Before the Delta variant emerged, infections among vaccinated people — known as breakthrough infections — were rare. I assumed that the pattern would probably continue throughout 2021. If it had, huge new waves of infection, like the current one, would have been impossible.

Instead, Delta led to an increase in breakthrough infections, and Omicron has led to a larger increase. Symptoms are usually mild, but they can lead to bad outcomes for a small share of vaccinated people whose health is already vulnerable, like the elderly. The surge of breakthrough infections means Covid often still dominates everyday life.

I have since tried to absorb the lesson of Covid’s uncertainty and have emphasized it in more recent newsletters. As Michael Osterholm of the University of Minnesota — who has long emphasized Covid’s unavoidable unknowns — has said, “We still are really in the cave ages in terms of understanding how viruses emerge, how they spread, how they start and stop, why they do what they do.”

2. Waning immunity

I was too skeptical of the early signs of waning vaccine immunity and the importance of boosters.
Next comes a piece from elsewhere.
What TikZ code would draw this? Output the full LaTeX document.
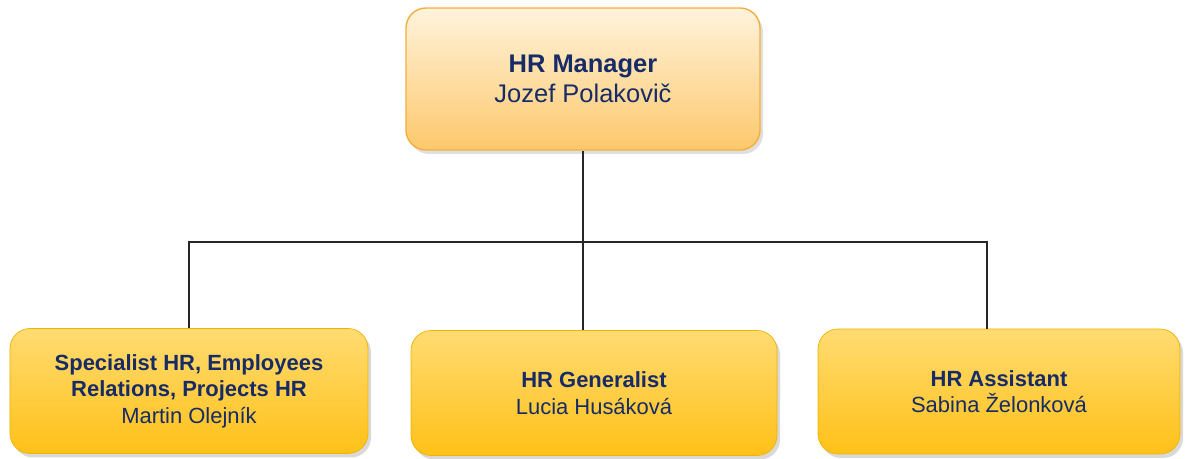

Toward the end of the summer, some researchers began pointing to data suggesting that the power of vaccines waned after about six months. Other researchers doubted that case, saying that the data was unclear — and that pharmaceutical companies had an obvious incentive to promote waning immunity and boosters. But the case for boosters now seems clear.

Amid uncertain evidence, I try to avoid automatically assuming the worst. Often, that’s the right approach. (A lot of early Covid alarmism — about the virus’s effect on children, the contagiousness of Delta and the severity of Omicron, for instance — has proved to be misplaced.) Sometimes, though, the ominous signs are the ones worth heeding.

Another lesson: The quality of Covid data in the U.S. is poor, often clouding early judgments. It can make sense to look to Israel, where the data is better. Experts there quickly recognized that waning immunity was real.

Other accountability

“I think it’s really important for the media and for other institutions like the C.D.C. to build trust by being honest about when they got things wrong,” Derek Thompson of The Atlantic said on The Bill Simmons Podcast. Thompson’s own mea culpa: underestimating breakthrough infections.

My colleague Shira Ovide asked tech experts to describe their misplaced forecasts, including over-optimism about self-driving cars.

Matthew Yglesias of Substack listed all the 2021 predictions he got wrong, including whether a Supreme Court justice would retire.

Damon Linker of The Week underestimated the seriousness of Jan. 6 and said he didn’t praise Liz Cheney enough.

Derek Robertson of Politico wrongly thought that President Biden could help end the culture wars, and Doyle McManus of The Los Angeles Times was too optimistic about Biden’s first year.

Karl Rove, who writes a Wall Street Journal column, said that he went 17.5 for 25 in his 2021 predictions, while three Vox writers said they went 13 for 22.